Exercise →
Quote the full listing word for word.

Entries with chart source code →
________________________________________

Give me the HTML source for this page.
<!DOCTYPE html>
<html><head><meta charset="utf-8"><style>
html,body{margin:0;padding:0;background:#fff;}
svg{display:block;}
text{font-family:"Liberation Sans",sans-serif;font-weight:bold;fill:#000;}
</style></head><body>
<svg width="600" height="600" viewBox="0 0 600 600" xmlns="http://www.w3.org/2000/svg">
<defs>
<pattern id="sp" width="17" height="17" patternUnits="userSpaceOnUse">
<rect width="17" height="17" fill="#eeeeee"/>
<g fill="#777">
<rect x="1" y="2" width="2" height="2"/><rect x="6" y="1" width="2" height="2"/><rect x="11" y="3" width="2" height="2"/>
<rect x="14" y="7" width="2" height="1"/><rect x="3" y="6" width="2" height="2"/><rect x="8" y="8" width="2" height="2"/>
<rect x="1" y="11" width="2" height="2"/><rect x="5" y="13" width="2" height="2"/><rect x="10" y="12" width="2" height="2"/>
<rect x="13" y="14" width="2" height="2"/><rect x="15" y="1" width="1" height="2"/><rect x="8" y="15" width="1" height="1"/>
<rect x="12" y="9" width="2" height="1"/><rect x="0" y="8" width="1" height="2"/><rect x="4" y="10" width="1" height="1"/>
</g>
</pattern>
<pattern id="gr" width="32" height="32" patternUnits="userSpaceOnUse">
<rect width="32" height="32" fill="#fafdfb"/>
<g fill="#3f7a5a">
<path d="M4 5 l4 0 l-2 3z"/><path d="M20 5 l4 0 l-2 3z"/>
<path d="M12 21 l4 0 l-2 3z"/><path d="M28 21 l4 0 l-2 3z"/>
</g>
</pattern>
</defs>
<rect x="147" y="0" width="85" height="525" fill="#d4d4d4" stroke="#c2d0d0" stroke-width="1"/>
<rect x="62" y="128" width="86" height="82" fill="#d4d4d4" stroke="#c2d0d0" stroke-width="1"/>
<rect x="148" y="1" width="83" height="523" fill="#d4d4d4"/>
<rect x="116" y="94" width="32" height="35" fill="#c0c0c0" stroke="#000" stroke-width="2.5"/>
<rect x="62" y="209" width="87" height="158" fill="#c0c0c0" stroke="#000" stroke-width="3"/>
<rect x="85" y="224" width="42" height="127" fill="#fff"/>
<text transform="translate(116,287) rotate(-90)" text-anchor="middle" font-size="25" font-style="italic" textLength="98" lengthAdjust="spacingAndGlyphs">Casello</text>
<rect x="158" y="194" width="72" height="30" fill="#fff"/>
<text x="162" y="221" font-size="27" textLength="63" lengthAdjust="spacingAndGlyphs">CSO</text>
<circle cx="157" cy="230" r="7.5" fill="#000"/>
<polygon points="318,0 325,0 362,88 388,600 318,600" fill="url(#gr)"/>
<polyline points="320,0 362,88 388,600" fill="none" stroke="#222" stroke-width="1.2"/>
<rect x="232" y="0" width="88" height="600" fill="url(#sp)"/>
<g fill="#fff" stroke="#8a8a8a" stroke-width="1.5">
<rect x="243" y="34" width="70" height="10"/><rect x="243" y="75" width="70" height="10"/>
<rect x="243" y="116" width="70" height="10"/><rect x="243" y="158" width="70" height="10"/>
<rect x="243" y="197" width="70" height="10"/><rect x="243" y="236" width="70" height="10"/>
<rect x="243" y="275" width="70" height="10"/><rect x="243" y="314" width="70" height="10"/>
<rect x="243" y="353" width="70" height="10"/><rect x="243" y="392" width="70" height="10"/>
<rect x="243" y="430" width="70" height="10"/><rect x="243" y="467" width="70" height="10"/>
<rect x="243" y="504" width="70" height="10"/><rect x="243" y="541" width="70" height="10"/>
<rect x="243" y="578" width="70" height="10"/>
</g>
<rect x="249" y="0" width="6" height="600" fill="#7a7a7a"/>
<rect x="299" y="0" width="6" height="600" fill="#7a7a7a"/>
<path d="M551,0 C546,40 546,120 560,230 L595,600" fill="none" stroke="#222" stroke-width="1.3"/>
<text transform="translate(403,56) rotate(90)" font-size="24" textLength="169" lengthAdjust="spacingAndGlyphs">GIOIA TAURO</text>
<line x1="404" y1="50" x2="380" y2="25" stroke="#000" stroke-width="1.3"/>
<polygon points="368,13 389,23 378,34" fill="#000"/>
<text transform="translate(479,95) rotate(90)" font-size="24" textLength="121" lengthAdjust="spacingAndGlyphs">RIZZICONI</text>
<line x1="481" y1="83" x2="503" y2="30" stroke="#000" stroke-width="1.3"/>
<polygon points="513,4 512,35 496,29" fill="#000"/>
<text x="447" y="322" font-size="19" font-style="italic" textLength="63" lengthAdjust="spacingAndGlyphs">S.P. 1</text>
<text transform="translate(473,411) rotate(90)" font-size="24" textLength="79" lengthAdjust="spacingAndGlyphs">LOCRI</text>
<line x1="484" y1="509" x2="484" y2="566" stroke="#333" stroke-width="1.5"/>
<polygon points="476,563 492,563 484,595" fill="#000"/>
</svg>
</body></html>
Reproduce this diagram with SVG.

________________________________________

Output below →
Give me the HTML source for this page.
<!DOCTYPE html>
<html><head><meta charset="utf-8"><style>
html,body{margin:0;padding:0;background:#fff;}
svg{display:block;}
text{font-family:"Liberation Sans",sans-serif;font-weight:bold;fill:#000;}
</style></head><body>
<svg width="600" height="600" viewBox="0 0 600 600" xmlns="http://www.w3.org/2000/svg">
<defs>
<pattern id="sp" width="17" height="17" patternUnits="userSpaceOnUse">
<rect width="17" height="17" fill="#eeeeee"/>
<g fill="#777">
<rect x="1" y="2" width="2" height="2"/><rect x="6" y="1" width="2" height="2"/><rect x="11" y="3" width="2" height="2"/>
<rect x="14" y="7" width="2" height="1"/><rect x="3" y="6" width="2" height="2"/><rect x="8" y="8" width="2" height="2"/>
<rect x="1" y="11" width="2" height="2"/><rect x="5" y="13" width="2" height="2"/><rect x="10" y="12" width="2" height="2"/>
<rect x="13" y="14" width="2" height="2"/><rect x="15" y="1" width="1" height="2"/><rect x="8" y="15" width="1" height="1"/>
<rect x="12" y="9" width="2" height="1"/><rect x="0" y="8" width="1" height="2"/><rect x="4" y="10" width="1" height="1"/>
</g>
</pattern>
<pattern id="gr" width="32" height="32" patternUnits="userSpaceOnUse">
<rect width="32" height="32" fill="#fafdfb"/>
<g fill="#3f7a5a">
<path d="M4 5 l4 0 l-2 3z"/><path d="M20 5 l4 0 l-2 3z"/>
<path d="M12 21 l4 0 l-2 3z"/><path d="M28 21 l4 0 l-2 3z"/>
</g>
</pattern>
</defs>
<rect x="147" y="0" width="85" height="525" fill="#d4d4d4" stroke="#c2d0d0" stroke-width="1"/>
<rect x="62" y="128" width="86" height="82" fill="#d4d4d4" stroke="#c2d0d0" stroke-width="1"/>
<rect x="148" y="1" width="83" height="523" fill="#d4d4d4"/>
<rect x="116" y="94" width="32" height="35" fill="#c0c0c0" stroke="#000" stroke-width="2.5"/>
<rect x="62" y="209" width="87" height="158" fill="#c0c0c0" stroke="#000" stroke-width="3"/>
<rect x="85" y="224" width="42" height="127" fill="#fff"/>
<text transform="translate(116,287) rotate(-90)" text-anchor="middle" font-size="25" font-style="italic" textLength="98" lengthAdjust="spacingAndGlyphs">Casello</text>
<rect x="158" y="194" width="72" height="30" fill="#fff"/>
<text x="162" y="221" font-size="27" textLength="63" lengthAdjust="spacingAndGlyphs">CSO</text>
<circle cx="157" cy="230" r="7.5" fill="#000"/>
<polygon points="318,0 325,0 362,88 388,600 318,600" fill="url(#gr)"/>
<polyline points="320,0 362,88 388,600" fill="none" stroke="#222" stroke-width="1.2"/>
<rect x="232" y="0" width="88" height="600" fill="url(#sp)"/>
<g fill="#fff" stroke="#8a8a8a" stroke-width="1.5">
<rect x="243" y="34" width="70" height="10"/><rect x="243" y="75" width="70" height="10"/>
<rect x="243" y="116" width="70" height="10"/><rect x="243" y="158" width="70" height="10"/>
<rect x="243" y="197" width="70" height="10"/><rect x="243" y="236" width="70" height="10"/>
<rect x="243" y="275" width="70" height="10"/><rect x="243" y="314" width="70" height="10"/>
<rect x="243" y="353" width="70" height="10"/><rect x="243" y="392" width="70" height="10"/>
<rect x="243" y="430" width="70" height="10"/><rect x="243" y="467" width="70" height="10"/>
<rect x="243" y="504" width="70" height="10"/><rect x="243" y="541" width="70" height="10"/>
<rect x="243" y="578" width="70" height="10"/>
</g>
<rect x="249" y="0" width="6" height="600" fill="#7a7a7a"/>
<rect x="299" y="0" width="6" height="600" fill="#7a7a7a"/>
<path d="M551,0 C546,40 546,120 560,230 L595,600" fill="none" stroke="#222" stroke-width="1.3"/>
<text transform="translate(403,56) rotate(90)" font-size="24" textLength="169" lengthAdjust="spacingAndGlyphs">GIOIA TAURO</text>
<line x1="404" y1="50" x2="380" y2="25" stroke="#000" stroke-width="1.3"/>
<polygon points="368,13 389,23 378,34" fill="#000"/>
<text transform="translate(479,95) rotate(90)" font-size="24" textLength="121" lengthAdjust="spacingAndGlyphs">RIZZICONI</text>
<line x1="481" y1="83" x2="503" y2="30" stroke="#000" stroke-width="1.3"/>
<polygon points="513,4 512,35 496,29" fill="#000"/>
<text x="447" y="322" font-size="19" font-style="italic" textLength="63" lengthAdjust="spacingAndGlyphs">S.P. 1</text>
<text transform="translate(473,411) rotate(90)" font-size="24" textLength="79" lengthAdjust="spacingAndGlyphs">LOCRI</text>
<line x1="484" y1="509" x2="484" y2="566" stroke="#333" stroke-width="1.5"/>
<polygon points="476,563 492,563 484,595" fill="#000"/>
</svg>
</body></html>
Reproduce this diagram with SVG.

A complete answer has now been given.